Знак единорога (Желязны) - страница 48

Ее улыбка стала еще более очаровательной, как только она высвободила руку.

— Спасибо, Джулиэн, — отозвалась Фиона. — Я уверена, что буду просто хохотать, как только услышу ее. Ну а потом, как обычно, испугаюсь.

Она повернулась и взяла меня за руку.

— Здесь есть магнит попритягательней, — сказала Фиона, — бокал вина, например.

Так что я увел ее с собой и заметил, как она оживилась. Пять — четыре.

Джулиэн, который никогда не любил выказывать сильных эмоций, парой мгновений позже допер до достойного решения и пошел следом за нами.

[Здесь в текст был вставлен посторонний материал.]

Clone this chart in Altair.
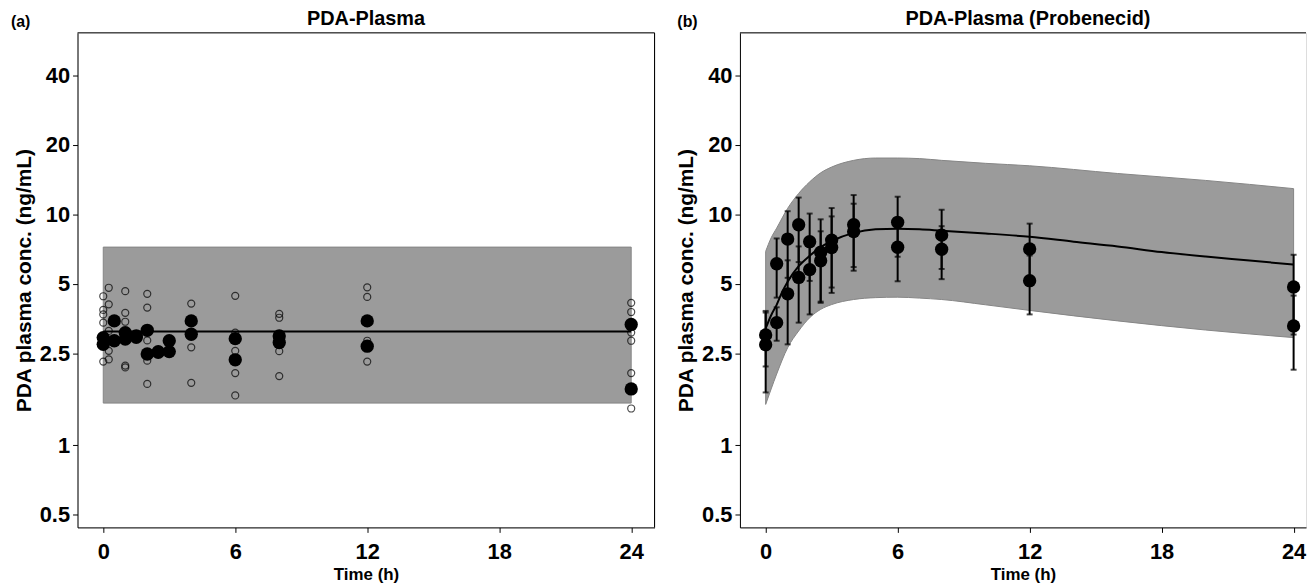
import altair as alt
import pandas as pd

# ---------------- Panel (a): PDA-Plasma ----------------
a_open_t = [0, 0, 0, 0, 0, 0.25, 0.25, 0.25, 0.25, 0.25, 1, 1, 1, 1, 1,
            2, 2, 2, 2, 2, 4, 4, 4, 6, 6, 6, 6, 6, 8, 8, 8, 8,
            12, 12, 12, 12, 24, 24, 24, 24, 24, 24]
a_open_v = [4.41, 3.85, 3.68, 3.39, 2.30, 4.80, 4.07, 3.12, 2.56, 2.35,
            4.64, 3.74, 3.42, 2.21, 2.17, 4.52, 3.94, 2.84, 2.32, 1.84,
            4.10, 2.65, 1.86, 4.43, 3.07, 2.56, 2.05, 1.64,
            3.70, 3.56, 2.55, 1.99, 4.82, 4.38, 2.83, 2.30,
            4.13, 3.77, 3.07, 2.83, 2.05, 1.44]

a_mean_t = [0, 0, 0.5, 0.5, 1, 1, 1.5, 1.5, 2, 2, 2.5, 2.5, 3, 3,
            4, 4, 6, 6, 8, 8, 12, 12, 24, 24]
a_mean_v = [2.92, 2.73, 3.45, 2.83, 3.07, 2.88, 2.97, 2.93, 3.14, 2.48,
            2.54, 2.52, 2.83, 2.54, 3.45, 3.02, 2.89, 2.34, 2.97, 2.78,
            3.45, 2.68, 3.33, 1.75]

a_band_t = [0, 24]
a_band_lo = [1.52, 1.52]
a_band_hi = [7.2, 7.2]
a_line_v = [3.1, 3.1]

# ---------------- Panel (b): PDA-Plasma (Probenecid) ----------------
b_obs_t = [0, 0, 0.5, 0.5, 1, 1, 1.5, 1.5, 2, 2, 2.5, 2.5, 3, 3,
           4, 4, 6, 6, 8, 8, 12, 12, 24, 24]
b_obs_v = [3.00, 2.72, 6.10, 3.39, 7.80, 4.52, 9.00, 5.32, 7.60, 5.75,
           6.84, 6.28, 7.72, 7.17, 9.00, 8.40, 9.22, 7.19, 8.12, 7.05,
           7.07, 5.15, 4.84, 3.28]
b_obs_lo = [2.19, 1.69, 4.35, 2.83, 5.30, 2.73, 6.20, 3.39, 5.14, 3.68,
            4.18, 4.13, 4.81, 4.56, 5.90, 5.69, 6.54, 5.12, 5.79, 5.23,
            5.04, 3.68, 3.01, 2.12]
b_obs_hi = [3.81, 3.75, 7.85, 3.95, 10.30, 6.31, 11.80, 7.25, 10.06, 7.82,
            9.50, 8.43, 10.63, 9.78, 12.10, 11.10, 11.90, 9.26, 10.45, 8.87,
            9.10, 6.62, 6.67, 4.44]

b_pred_t = [0, 0.25, 0.5, 0.75, 1, 1.5, 2, 2.5, 3, 4, 5, 6, 7, 8,
            10, 12, 14, 16, 18, 20, 22, 24]
b_pred_v = [3.2, 3.65, 4.05, 4.6, 5.1, 5.95, 6.6, 7.2, 7.65, 8.3, 8.6,
            8.65, 8.6, 8.48, 8.25, 7.98, 7.6, 7.25, 6.85, 6.55, 6.3, 6.05]

b_band_t = [0, 0.25, 0.5, 1, 1.5, 2, 2.5, 3, 4, 5, 6, 7, 8, 10, 12, 16, 20, 24]
b_band_lo = [1.5, 1.75, 2.03, 2.64, 3.12, 3.56, 3.87, 4.06, 4.27, 4.35,
             4.37, 4.33, 4.27, 4.05, 3.83, 3.45, 3.15, 2.92]
b_band_hi = [6.9, 7.9, 8.7, 10.6, 12.3, 13.8, 15.1, 16.0, 17.1, 17.5,
             17.5, 17.4, 17.1, 16.6, 16.2, 15.0, 14.0, 12.9]

y_ticks = [0.5, 1, 2.5, 5, 10, 20, 40]
x_ticks = [0, 6, 12, 18, 24]

FONT = "Liberation Sans"
PX_PER_H = 22.15
W1, W2, H = 581, 570, 498
X_MIN = -1.17
Y_DOMAIN = [0.44, 61]
BAND_FILL = "#9b9b9b"
LBL = 22


def x_enc(domain_max):
    return alt.X(
        "t:Q",
        scale=alt.Scale(domain=[X_MIN, domain_max], nice=False, zero=False),
        axis=alt.Axis(values=x_ticks, title="Time (h)", grid=False,
                      labelFont=FONT, labelFontSize=LBL, labelFontWeight="bold",
                      labelColor="black", titleFont=FONT, titleFontSize=17,
                      titleFontWeight="bold", titleColor="black",
                      tickColor="black", domainColor="black", tickSize=5,
                      labelPadding=9, titlePadding=4),
    )


def y_enc(field="v"):
    return alt.Y(
        f"{field}:Q",
        scale=alt.Scale(type="log", domain=Y_DOMAIN, nice=False),
        axis=alt.Axis(values=y_ticks, format="~g",
                      title="PDA plasma conc. (ng/mL)", grid=False,
                      labelFont=FONT, labelFontSize=LBL, labelFontWeight="bold",
                      labelColor="black", titleFont=FONT, titleFontSize=21,
                      titleFontWeight="bold", titleColor="black",
                      tickColor="black", domainColor="black", tickSize=5,
                      labelPadding=3, titlePadding=5),
    )


one = pd.DataFrame({"k": [0]})


def text_mark(s, x, y, size, align):
    return alt.Chart(pd.DataFrame({"s": [s]})).mark_text(
        font=FONT, fontSize=size, fontWeight="bold", color="black",
        align=align, baseline="middle").encode(
        text="s:N", x=alt.value(x), y=alt.value(y))


# ----- panel a -----
xa_max = X_MIN + W1 / PX_PER_H
a_band = pd.DataFrame({"t": a_band_t, "lo": a_band_lo, "hi": a_band_hi})
a_line = pd.DataFrame({"t": a_band_t, "v": a_line_v})
a_open = pd.DataFrame({"t": a_open_t, "v": a_open_v})
a_mean = pd.DataFrame({"t": a_mean_t, "v": a_mean_v})

pa_band = alt.Chart(a_band).mark_area(color=BAND_FILL, stroke="#858585",
                                      strokeWidth=1).encode(
    x=x_enc(xa_max), y=y_enc("lo"), y2="hi:Q")
pa_line = alt.Chart(a_line).mark_line(color="black", strokeWidth=2).encode(
    x=x_enc(xa_max), y=y_enc("v"))
pa_open = alt.Chart(a_open).mark_point(shape="circle", filled=False,
                                       color="black", size=50,
                                       strokeWidth=1.2).encode(
    x=x_enc(xa_max), y=y_enc("v"))
pa_mean = alt.Chart(a_mean).mark_circle(color="black", opacity=1,
                                        size=180).encode(
    x=x_enc(xa_max), y=y_enc("v"))
pa_top = alt.Chart(one).mark_rule(color="black", strokeWidth=1).encode(
    x=alt.value(0), x2=alt.value(W1), y=alt.value(0))
pa_right = alt.Chart(one).mark_rule(color="black", strokeWidth=1).encode(
    x=alt.value(W1), y=alt.value(0), y2=alt.value(H))
pa_lab = text_mark("(a)", -67, -11, 16, "left")
pa_title = text_mark("PDA-Plasma", W1 / 2, -14, 20, "center")

panel_a = alt.layer(pa_band, pa_line, pa_open, pa_mean, pa_top, pa_right,
                    pa_lab, pa_title).properties(width=W1, height=H)

# ----- panel b -----
xb_max = X_MIN + W2 / PX_PER_H
b_band = pd.DataFrame({"t": b_band_t, "lo": b_band_lo, "hi": b_band_hi})
b_pred = pd.DataFrame({"t": b_pred_t, "v": b_pred_v})
b_obs = pd.DataFrame({"t": b_obs_t, "v": b_obs_v, "lo": b_obs_lo,
                      "hi": b_obs_hi})

pb_band = alt.Chart(b_band).mark_area(color=BAND_FILL, stroke="#858585",
                                      strokeWidth=1,
                                      interpolate="monotone").encode(
    x=x_enc(xb_max), y=y_enc("lo"), y2="hi:Q")
pb_line = alt.Chart(b_pred).mark_line(color="black", strokeWidth=2,
                                      interpolate="monotone").encode(
    x=x_enc(xb_max), y=y_enc("v"))
pb_err = alt.Chart(b_obs).mark_rule(color="black", strokeWidth=2).encode(
    x=x_enc(xb_max), y=y_enc("lo"), y2="hi:Q")
pb_cap_lo = alt.Chart(b_obs).mark_tick(color="black", orient="horizontal",
                                       size=6, thickness=2).encode(
    x=x_enc(xb_max), y=y_enc("lo"))
pb_cap_hi = alt.Chart(b_obs).mark_tick(color="black", orient="horizontal",
                                       size=6, thickness=2).encode(
    x=x_enc(xb_max), y=y_enc("hi"))
pb_pts = alt.Chart(b_obs).mark_circle(color="black", opacity=1,
                                      size=180).encode(
    x=x_enc(xb_max), y=y_enc("v"))
pb_top = alt.Chart(one).mark_rule(color="black", strokeWidth=1).encode(
    x=alt.value(0), x2=alt.value(W2), y=alt.value(0))
pb_lab = text_mark("(b)", -63, -11, 16, "left")
pb_title = text_mark("PDA-Plasma (Probenecid)", 290, -14, 20, "center")

panel_b = alt.layer(pb_band, pb_line, pb_err, pb_cap_lo, pb_cap_hi, pb_pts,
                    pb_top, pb_lab, pb_title).properties(width=W2, height=H)

chart = alt.hconcat(panel_a, panel_b, spacing=19).properties(
    padding={"left": 2, "right": 0, "top": -2, "bottom": 0}
).configure_view(stroke=None).configure(font=FONT, background="white")

chart.save("out.html", embed_options={"renderer": "svg", "actions": False})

Он налил себе бокал, отхлебнул из него, поизучал меня секунд десять-пятнадцать, потом сказал:

— По-моему, собрались все. Когда ты планируешь развивать идею, терзающую твой разум?

— Не вижу повода к проволочке, — сказал я, — тем более сейчас, когда каждый сделал свой ход.

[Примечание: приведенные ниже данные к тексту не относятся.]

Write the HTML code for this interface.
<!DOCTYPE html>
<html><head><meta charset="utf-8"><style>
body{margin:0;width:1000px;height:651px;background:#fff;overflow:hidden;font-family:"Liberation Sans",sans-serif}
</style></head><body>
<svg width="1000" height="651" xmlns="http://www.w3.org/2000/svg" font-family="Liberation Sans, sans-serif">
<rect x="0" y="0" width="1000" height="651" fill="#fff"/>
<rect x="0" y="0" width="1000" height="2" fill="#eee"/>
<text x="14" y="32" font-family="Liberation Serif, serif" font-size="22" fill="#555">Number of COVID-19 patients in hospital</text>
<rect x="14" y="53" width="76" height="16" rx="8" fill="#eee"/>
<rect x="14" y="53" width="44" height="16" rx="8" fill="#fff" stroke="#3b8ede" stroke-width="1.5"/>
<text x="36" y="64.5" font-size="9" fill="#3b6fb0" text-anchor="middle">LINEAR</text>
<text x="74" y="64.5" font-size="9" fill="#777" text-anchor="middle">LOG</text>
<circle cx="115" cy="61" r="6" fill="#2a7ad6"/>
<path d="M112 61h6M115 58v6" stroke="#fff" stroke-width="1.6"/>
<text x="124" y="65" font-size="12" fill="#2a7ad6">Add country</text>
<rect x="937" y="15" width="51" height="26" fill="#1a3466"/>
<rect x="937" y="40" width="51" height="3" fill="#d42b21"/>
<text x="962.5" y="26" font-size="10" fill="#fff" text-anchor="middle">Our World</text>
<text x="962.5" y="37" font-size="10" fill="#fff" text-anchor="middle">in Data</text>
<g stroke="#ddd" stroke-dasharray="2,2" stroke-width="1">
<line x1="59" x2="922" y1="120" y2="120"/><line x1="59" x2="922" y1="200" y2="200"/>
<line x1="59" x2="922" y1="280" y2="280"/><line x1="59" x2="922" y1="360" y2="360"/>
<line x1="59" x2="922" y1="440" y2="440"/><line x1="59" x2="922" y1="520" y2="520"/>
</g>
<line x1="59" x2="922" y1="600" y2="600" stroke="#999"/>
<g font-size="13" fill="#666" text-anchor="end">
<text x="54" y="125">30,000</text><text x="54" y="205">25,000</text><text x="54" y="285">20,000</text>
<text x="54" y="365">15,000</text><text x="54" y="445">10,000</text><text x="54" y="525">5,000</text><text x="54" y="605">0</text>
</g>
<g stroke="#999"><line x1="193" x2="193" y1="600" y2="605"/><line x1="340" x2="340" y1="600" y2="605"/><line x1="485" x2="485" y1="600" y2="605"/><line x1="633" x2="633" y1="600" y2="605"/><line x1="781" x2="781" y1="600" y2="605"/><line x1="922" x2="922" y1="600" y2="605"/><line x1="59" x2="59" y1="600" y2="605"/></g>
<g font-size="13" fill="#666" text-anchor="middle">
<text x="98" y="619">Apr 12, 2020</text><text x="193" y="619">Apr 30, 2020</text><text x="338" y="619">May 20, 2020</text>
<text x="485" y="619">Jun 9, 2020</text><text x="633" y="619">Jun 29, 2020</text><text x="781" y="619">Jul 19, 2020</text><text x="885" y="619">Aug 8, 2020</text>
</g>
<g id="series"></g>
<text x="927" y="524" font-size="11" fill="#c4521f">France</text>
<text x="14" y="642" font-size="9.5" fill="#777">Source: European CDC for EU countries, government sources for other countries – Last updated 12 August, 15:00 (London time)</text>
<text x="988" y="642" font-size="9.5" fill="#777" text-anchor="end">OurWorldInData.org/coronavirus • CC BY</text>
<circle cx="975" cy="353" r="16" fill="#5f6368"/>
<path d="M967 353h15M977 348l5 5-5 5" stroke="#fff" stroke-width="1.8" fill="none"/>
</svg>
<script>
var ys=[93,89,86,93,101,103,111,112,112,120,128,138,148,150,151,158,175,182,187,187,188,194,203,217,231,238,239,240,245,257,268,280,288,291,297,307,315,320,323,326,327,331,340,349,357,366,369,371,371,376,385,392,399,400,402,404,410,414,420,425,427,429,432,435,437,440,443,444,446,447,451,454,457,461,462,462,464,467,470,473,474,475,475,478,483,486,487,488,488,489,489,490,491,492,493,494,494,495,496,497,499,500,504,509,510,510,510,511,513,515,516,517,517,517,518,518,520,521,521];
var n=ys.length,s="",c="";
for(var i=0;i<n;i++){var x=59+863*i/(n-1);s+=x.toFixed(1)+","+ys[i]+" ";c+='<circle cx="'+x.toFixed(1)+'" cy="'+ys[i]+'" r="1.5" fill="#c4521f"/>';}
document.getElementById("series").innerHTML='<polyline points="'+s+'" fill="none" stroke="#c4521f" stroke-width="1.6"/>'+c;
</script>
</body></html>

Затем я громко сказал и в сторону противоположного угла:

— Время настало. Устраивайтесь поудобнее.



Всех размело по комнате. Подтащили кресла, уселись. Налили еще вина. Минутой позже мы приступили к слушанию.

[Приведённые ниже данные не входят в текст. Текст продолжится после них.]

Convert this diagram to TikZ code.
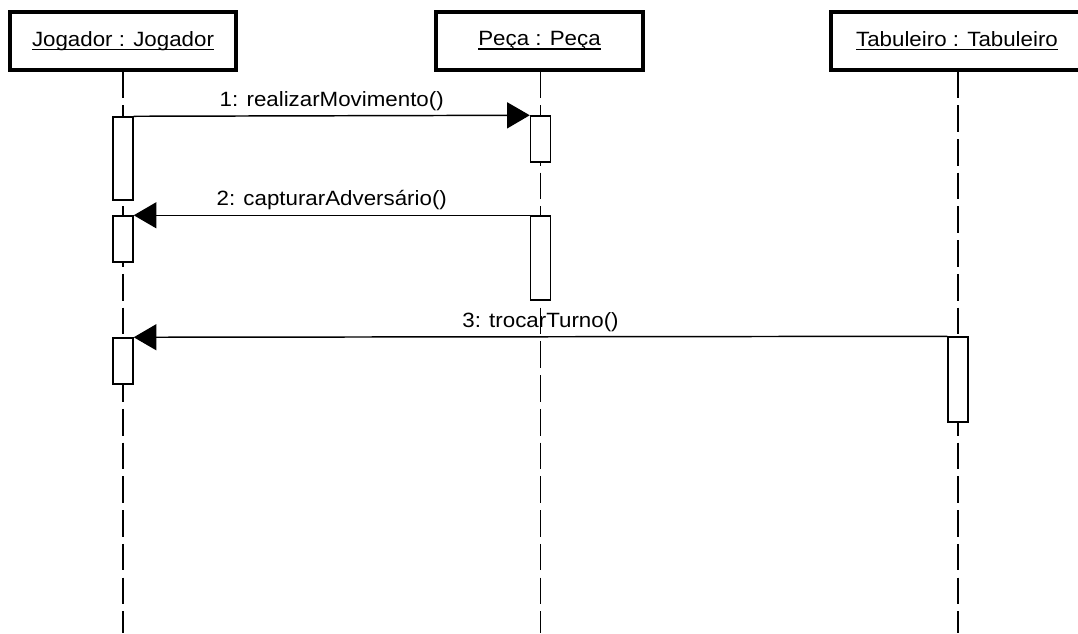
\documentclass[tikz,border=0pt]{standalone}
\usepackage{fontspec}
\newfontfamily\umlfont[FakeStretch=1.08]{Liberation Sans}
\usetikzlibrary{arrows.meta}
% underlined object name: rule a fixed distance below the baseline
\newsavebox{\namebox}
\newcommand{\objname}[1]{\sbox{\namebox}{#1}%
  \usebox{\namebox}\llap{\rule[-2.8pt]{\wd\namebox}{1.1pt}}}
\begin{document}
\begin{tikzpicture}[x=0.75pt,y=-0.75pt,
  every node/.style={font=\umlfont\fontsize{15.5}{18}\selectfont},
  head/.style={draw,line width=2.3pt,fill=white,minimum height=43.5pt,inner sep=0pt},
  actbox/.style={draw,line width=1.1pt,fill=white,minimum width=15pt,inner sep=0pt},
  lifeline/.style={line width=1.1pt,dash pattern=on 20pt off 5.3pt},
  msg/.style={line width=1.1pt,-{Triangle[length=17pt,width=19.5pt]}},
  msglabel/.style={above,inner sep=0pt,yshift=3.5pt}]
\useasboundingbox (0,0) rectangle (1078,633);
\clip (0,0) rectangle (1078,633);
\fill[white] (0,0) rectangle (1078,633);

% object heads
\node[head,minimum width=169.5pt] (jog) at (123,41) {\objname{Jogador : Jogador}};
\node[head,minimum width=155.25pt] (peca) at (539.5,41) {\objname{Peça : Peça}};
\node[head,minimum width=189pt] (tab) at (957,41) {\objname{Tabuleiro : Tabuleiro}};

% lifeline ends
\coordinate (jogEnd) at (123,633);
\coordinate (pecaEnd) at (540.5,633);
\coordinate (tabEnd) at (958,633);

\draw[lifeline] (jog.south) -- (jogEnd);
\draw[lifeline] (peca.south -| pecaEnd) -- (pecaEnd);
\draw[lifeline] (tab.south -| tabEnd) -- (tabEnd);

% activation boxes
\node[actbox,minimum height=62.25pt] (j1) at (123,158.5) {};
\node[actbox,minimum height=34.5pt] (j2) at (123,239) {};
\node[actbox,minimum height=34.5pt] (j3) at (123,361) {};
\node[actbox,minimum height=34.5pt] (p1) at (540.5,139) {};
\node[actbox,minimum height=63pt] (p2) at (540.5,258) {};
\node[actbox,minimum height=63.75pt] (t1) at (958,379.5) {};

% messages
\draw[msg] (j1.north east) -- node[msglabel] {1: realizarMovimento()} (p1.north west);
\draw[msg] (p2.north west) -- node[msglabel] {2: capturarAdversário()} (j2.north east);
\draw[msg] (t1.north west) -- node[msglabel] {3: trocarTurno()} (j3.north east);

% lifeline drawn across the third label
\draw[line width=1.1pt] (540.5,317) -- (540.5,330);
\end{tikzpicture}
\end{document}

— Спасибо, — сказал я, когда сошли на нет последние шарканья. — У меня есть пара вещей, которые мне хотелось бы изложить, а некоторые из них изложить даже должно. Держим курс на то, что происходило чуть ранее, и попробуем вникнуть во все прямо сейчас. Рэндом, расскажи то, что рассказывал вчера.

— Ладно.

Я отошел, чтобы сесть в кресло возле стола, а Рэндом шагнул вперед и присел на край. Я откинулся на спинку кресла и вновь прослушал историю переговоров Рэндома с Брэндом и попыток спасти последнего. Это была сжатая версия, лишенная рассуждений, которые стараниями Рэндома еще не успели выветриться из моих мозгов. И несмотря на лакуны, возникла молчаливая уверенность в том, что слова запали в души и мысли слушателей. Я знал это. Это было одной из главных причин, почему я хотел, чтобы Рэндом говорил первым. Выйди я просто с попыткой изложить суть своих подозрений, почти наверняка все отметили бы, что я озабочен извечной тактикой по отвлечению внимания от своей персоны — действие, за которым тут же следуют резкие, фиксирующие металлические щелчки в мозгах, наглухо захлопывающихся от моих доводов. А так, что бы ни сказал Рэндом о моих намерениях, они его выслушают, заинтересовавшись хоть на миг. Они будут играть с идеями, пытаясь перво-наперво угадать цель созванного мною сборища. Что подарит время, которое позволит выступлениям пустить корни в последующих подтверждениях. И им будет интересно, не предъявим ли мы улик. Меня и самого это интересовало.

Выжидая и мучаясь интересом, я наблюдал за остальными: бесплодное, но все же неизбежное упражнение. Простое любопытство — и даже в большей степени, чем простое подозрение, — требовало, чтобы я выискивал в мимике реакцию, ход мыслей, знаки — на лицах, которые знал лучше, чем любые другие, достаточно хорошо, чтобы трезво смотреть на вещи. И конечно, ничего мне лица не поведали. И правда, наверное, то, что, когда видишь человека в первый раз, лишь смотришь на него, а затем, как только видишь его вновь, вспыхивает мгновенный фрагмент ментальной стенографии. Мои мозги достаточно ленивы и не желают мучиться вероятностным анализом, используя абстрактные силы и предположения истинности, если возможно избежать лишних усилий. На этот раз я принудил себя всматриваться, но ничто не помогало. Джулиэн воздвиг свою чуть скучающую, чуть забавляющуюся маску. Джерард выглядел переменно удивленным, обозленным и тоскливым. Бенедикт просто смотрел сумрачно и задумчиво. Лльюилл казалась такой же печальной и непостижимой, как всегда. Дейрдре выглядела озабоченной, Флори — покорной, а Фиона изучала всех подряд, в том числе и меня, проводя собственный анализ проявлений высших психических функций.